Não se trata de unificar os currículos – justamente porque um dos objetivos de fomentar a mobilidade é levar o estudante a buscar aquilo que não encontra na instituição de origem. É preciso respeitar as particularidades de cada universidade, mas vamos estruturar os cursos de modo a facilitar a mobilidade. Isso será feito por meio de um sistema unificado de unidades de crédito, que podem ser convertidas de acordo com o plano de estudos de cada instituição. A princípio, está definido que o primeiro ciclo do ensino superior, a graduação, deverá ter pelo menos 180 dessas unidades de crédito, que levam em conta não o número de horas-aula, mas o esforço total realizado pelo aluno. É um critério mais rigoroso e mais transparente. Assim, em qualquer país que faz parte do Processo, quem avalia os créditos de um aluno de outra instituição sabe exatamente o que ele já aprendeu. Até 2007 as faculdades estarão pelo menos com o primeiro ano da graduação dentro desse sistema.

Quantos anos durarão os cursos?

O mais importante não será definir os cursos em termos de anos, mas em unidades de crédito. Estima-se que uma graduação de 180 créditos dure três anos. Teoricamente, o aluno até pode cumprir esta carga em menos tempo, mas, como ela leva em conta o esforço total do estudante dentro e fora da instituição, não é tão fácil adiantar a conclusão do curso – a não ser que ele pare de dormir. Ele não vai poder fazer muito mais do que o previsto para aquele ano. O número de créditos necessários vai variar de acordo com o curso. Em Psicologia, por exemplo, está mais ou menos definido que, para se tornar psicólogo, o aluno precisará de créditos que equivalem a cinco anos, em dois ciclos. Terminando apenas o primeiro ciclo, ele poderá exercer algumas atividades na área, mas ainda não será um psicólogo propriamente dito.

A adesão ao Processo de Bolonha cria que obrigações?

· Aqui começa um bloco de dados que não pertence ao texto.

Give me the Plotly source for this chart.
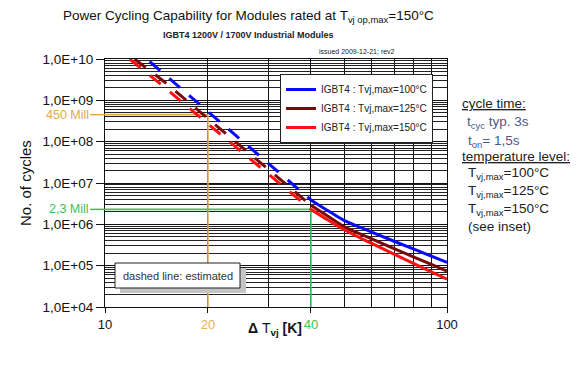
import math
import plotly.graph_objects as go

# ---------------- data ----------------
blue_est_x = [13.5, 15, 20, 25, 30, 35, 40]
blue_est_y = [8.7e9, 4.1e9, 5.4e8, 1.1e8, 3.0e7, 1.0e7, 3.9e6]
brown_est_x = [12.2, 15, 20, 25, 30, 35, 40]
brown_est_y = [1.0e10, 2.7e9, 3.6e8, 7.8e7, 2.2e7, 7.4e6, 2.9e6]
red_est_x = [11.8, 15, 20, 25, 30, 35, 40]
red_est_y = [1.0e10, 2.0e9, 2.7e8, 5.9e7, 1.7e7, 5.8e6, 2.3e6]

meas_x = [40, 45, 50, 60, 70, 80, 90, 100]
blue_y = [3.9e6, 2.1e6, 1.25e6, 6.6e5, 3.9e5, 2.5e5, 1.7e5, 1.2e5]
brown_y = [2.9e6, 1.55e6, 8.8e5, 4.5e5, 2.6e5, 1.62e5, 1.07e5, 7.4e4]
red_y = [2.3e6, 1.25e6, 7.4e5, 3.5e5, 1.9e5, 1.12e5, 7.1e4, 4.7e4]

series_names = ["IGBT4 : Tvj,max=100°C", "IGBT4 : Tvj,max=125°C", "IGBT4 : Tvj,max=150°C"]
series_colors = ["#0a0aff", "#7a0a0a", "#ff1010"]

ref_x = [20, 40]
ref_y = [4.5e8, 2.3e6]
ref_labels = ["450 Mill", "2,3 Mill"]
ref_colors = ["#e6a84a", "#3cc062"]

y_decades = [1e4, 1e5, 1e6, 1e7, 1e8, 1e9, 1e10]
y_labels = ["1,0E+04", "1,0E+05", "1,0E+06", "1,0E+07", "1,0E+08", "1,0E+09", "1,0E+10"]
x_major = [10, 20, 40, 100]
x_major_text = ["10", "<span style='color:#e6b060'>20</span>",
                "<span style='color:#3cc062'>40</span>", "100"]
x_minor = [30, 50, 60, 70, 80, 90]

# ---------------- geometry helpers (page pixel coords; body margin 8px) ----------------
OFF = 8
PL, PR, PT, PB = 105, 447, 59, 307          # plot area in page pixels
W, H = 587 - 2 * OFF, 375 - 2 * OFF
L, R, T, B = PL - OFF, PR - OFF, PT - OFF, PB - OFF
def px(x): return (x - PL) / (PR - PL)
def py(y): return (PB - y) / (PB - PT)

FONT = "Liberation Sans, Arial, sans-serif"

fig = go.Figure()

# reference lines (drawn under curves)
for k in range(2):
    fig.add_trace(go.Scatter(x=[ref_x[k], ref_x[k]], y=[1e4, ref_y[k]], mode="lines",
                             line=dict(color=ref_colors[k], width=1.6), showlegend=False,
                             hoverinfo="skip"))
    fig.add_trace(go.Scatter(x=[10, ref_x[k]], y=[ref_y[k], ref_y[k]], mode="lines",
                             line=dict(color=ref_colors[k], width=1.6), showlegend=False,
                             hoverinfo="skip"))

est = [(blue_est_x, blue_est_y), (brown_est_x, brown_est_y), (red_est_x, red_est_y)]
meas = [blue_y, brown_y, red_y]
for i in range(3):
    fig.add_trace(go.Scatter(x=est[i][0], y=est[i][1], mode="lines",
                             line=dict(color=series_colors[i], width=3, dash="14px,12px"),
                             showlegend=False, hoverinfo="skip"))
for i in range(3):
    fig.add_trace(go.Scatter(x=meas_x, y=meas[i], mode="lines", name=series_names[i],
                             line=dict(color=series_colors[i], width=3, shape="spline",
                                       smoothing=1.0)))

shapes = []
annotations = []
for k in range(2):
    shapes.append(dict(type="line", xref="paper", yref="y",
                       x0=px(90), x1=0, y0=ref_y[k], y1=ref_y[k],
                       line=dict(color=ref_colors[k], width=1.5)))
    annotations.append(dict(xref="paper", yref="y", x=px(91), y=math.log10(ref_y[k]),
                            text=ref_labels[k], showarrow=False, xanchor="right", yanchor="middle",
                            font=dict(family=FONT, size=12.5, color=ref_colors[k])))

# "dashed line: estimated" box with shadow
shapes.append(dict(type="rect", xref="paper", yref="paper", x0=px(120), x1=px(246),
                   y0=py(293), y1=py(268), fillcolor="#c4c4c4", line=dict(width=0), layer="above"))
shapes.append(dict(type="rect", xref="paper", yref="paper", x0=px(115), x1=px(240),
                   y0=py(288), y1=py(263), fillcolor="white", line=dict(color="#222", width=1),
                   layer="above"))
annotations.append(dict(xref="paper", yref="paper", x=px(177.5), y=py(275.5),
                        text="dashed line: estimated", showarrow=False, xanchor="center",
                        yanchor="middle", font=dict(family=FONT, size=11, color="#333")))

# titles
annotations.append(dict(xref="paper", yref="paper", x=px(248), y=py(17),
                        text="Power Cycling Capability for Modules rated at T<sub>vj op,max</sub>=150°C",
                        showarrow=False, xanchor="center", yanchor="middle",
                        font=dict(family=FONT, size=13.5, color="#111")))
annotations.append(dict(xref="paper", yref="paper", x=px(248), y=py(35),
                        text="<b>IGBT4 1200V / 1700V Industrial Modules</b>",
                        showarrow=False, xanchor="center", yanchor="middle",
                        font=dict(family=FONT, size=9, color="#222")))
annotations.append(dict(xref="paper", yref="paper", x=px(397), y=py(52),
                        text="issued 2009-12-21; rev2", showarrow=False, xanchor="right",
                        yanchor="middle", font=dict(family=FONT, size=7, color="#222")))
annotations.append(dict(xref="paper", yref="paper", x=px(25), y=py(183), text="No. of cycles",
                        textangle=-90, showarrow=False, xanchor="center", yanchor="middle",
                        font=dict(family=FONT, size=15, color="#111")))
annotations.append(dict(xref="paper", yref="paper", x=px(275), y=py(329),
                        text="<b>Δ</b> T<sub><b>vj</b></sub> <b>[K]</b>", showarrow=False,
                        xanchor="center", yanchor="middle",
                        font=dict(family=FONT, size=14, color="#111")))

# right-hand notes
notes = [
    (460, 104, "<u>cycle time:</u>", "#222"),
    (465, 122, "t<sub>cyc</sub> typ. 3s", "#4c5a86"),
    (466, 141, "t<sub>on</sub>= 1,5s", "#4c5a86"),
    (460, 156, "<u>temperature level:</u>", "#222"),
    (466, 173, "T<sub>vj,max</sub>=100°C", "#222"),
    (466, 191, "T<sub>vj,max</sub>=125°C", "#222"),
    (466, 209, "T<sub>vj,max</sub>=150°C", "#222"),
    (466, 226, "(see inset)", "#222"),
]
for x0, y0, t, c in notes:
    annotations.append(dict(xref="paper", yref="paper", x=px(x0), y=py(y0), text=t, showarrow=False,
                            xanchor="left", yanchor="middle",
                            font=dict(family=FONT, size=13.5, color=c)))

y_minor = [m * d for d in y_decades[:-1] for m in range(2, 10)]

fig.update_layout(
    width=W, height=H,
    margin=dict(l=L, r=W - R, t=T, b=H - B, autoexpand=False),
    paper_bgcolor="white", plot_bgcolor="white",
    font=dict(family=FONT, color="#111"),
    shapes=shapes, annotations=annotations,
    showlegend=True,
    legend=dict(x=px(280), y=py(74), xanchor="left", yanchor="top",
                bgcolor="white", bordercolor="#222", borderwidth=1,
                font=dict(family=FONT, size=10, color="#222"),
                tracegroupgap=0, itemwidth=30),
    xaxis=dict(type="log", range=[1, 2], tickmode="array", tickvals=x_major, ticktext=x_major_text,
               showgrid=True, gridcolor="#111", gridwidth=1.2,
               ticks="outside", ticklen=5, tickcolor="#111",
               showline=True, linecolor="#111", linewidth=1.2, mirror=True,
               tickfont=dict(family=FONT, size=13, color="#111"),
               minor=dict(tickmode="array", tickvals=x_minor, showgrid=True,
                          gridcolor="#111", gridwidth=1.2, ticks=""),
               zeroline=False, fixedrange=True),
    yaxis=dict(type="log", range=[4, 10], tickmode="array", tickvals=y_decades, ticktext=y_labels,
               showgrid=True, gridcolor="#111", gridwidth=1.2,
               ticks="outside", ticklen=8, tickcolor="#111",
               showline=True, linecolor="#111", linewidth=1.2, mirror=True,
               tickfont=dict(family=FONT, size=13.5, color="#111"),
               minor=dict(tickmode="array", tickvals=y_minor, showgrid=True,
                          gridcolor="#222", gridwidth=1, ticks=""),
               zeroline=False, fixedrange=True),
)

fig.write_html("out.html")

A estrutura criada pelo processo será flexível. Por exemplo, duas universidades diferentes até podem oferecer um mesmo curso com número diferente de créditos. Isso cria uma questão de competitividade. Entre uma faculdade que permite terminar o curso em três anos e outra que faz isso em quatroanos, qual será a preferida? Mas, por outro lado, será que é possível aprender tudo que é necessário naquela faculdade que oferece o curso mais curto? Tudo isso terá de ser levado em consideração pelas faculdades quando elaborarem seus planos de estudo. O Processo de Bolonha ainda prevê que os cursos passem a ser certificados. Essa certificação será feita por entidades nacionais ou transnacionais, externas às universidades. Até 2010 essa certificação deve estar sendo feita. Mas não há nenhuma exigência de que todas as faculdades em um certo país sigam as exigências do Processo de Bolonha. No entanto, duvido que seja bom optar por não segui-las, porque isso significará ficar de fora desse espaço comum de ensino superior. É uma autoexclusão que deixará aquela instituição isolada, sem credibilidade, e no fim os alunos não vão querer estudar lá.

Qual o cenário atual da mobilidade nas universidades da Europa?

O fenômeno da mobilidade dentro da Europa já é considerável. Existem vários programas de intercâmbio entre estudantes de graduação, dos quais o mais famoso é o Erasmus. Além disso, as próprias faculdades criam suas parcerias. Minha universidade, por exemplo, tem programas com o Brasil. Ter uma idéia da dimensão da mobilidade entre professores é um pouco mais difícil.

O Brasil pode se juntar ao Processo de Bolonha?

Não existe nenhuma negociação nesse sentido. De qualquer modo, o cenário brasileiro apresenta duas dificuldades: a dimensão continental do Brasil e o caráter de líder regional que o país possui. Por outro lado, o Brasil é uma nação muito voltada para o exterior e, por isso, vai acabar precisando dialogar para a construção de espaços comuns de ensino superior. Assim, ou o país se associa, ou se estrutura para construir interfaces e poder tirar mais proveito da situação. Certamente dentro do Brasil há instituições muito interessadas em se vincular a um espaço comum de ensino superior das dimensões deste que o Processo de Bolonha está criando.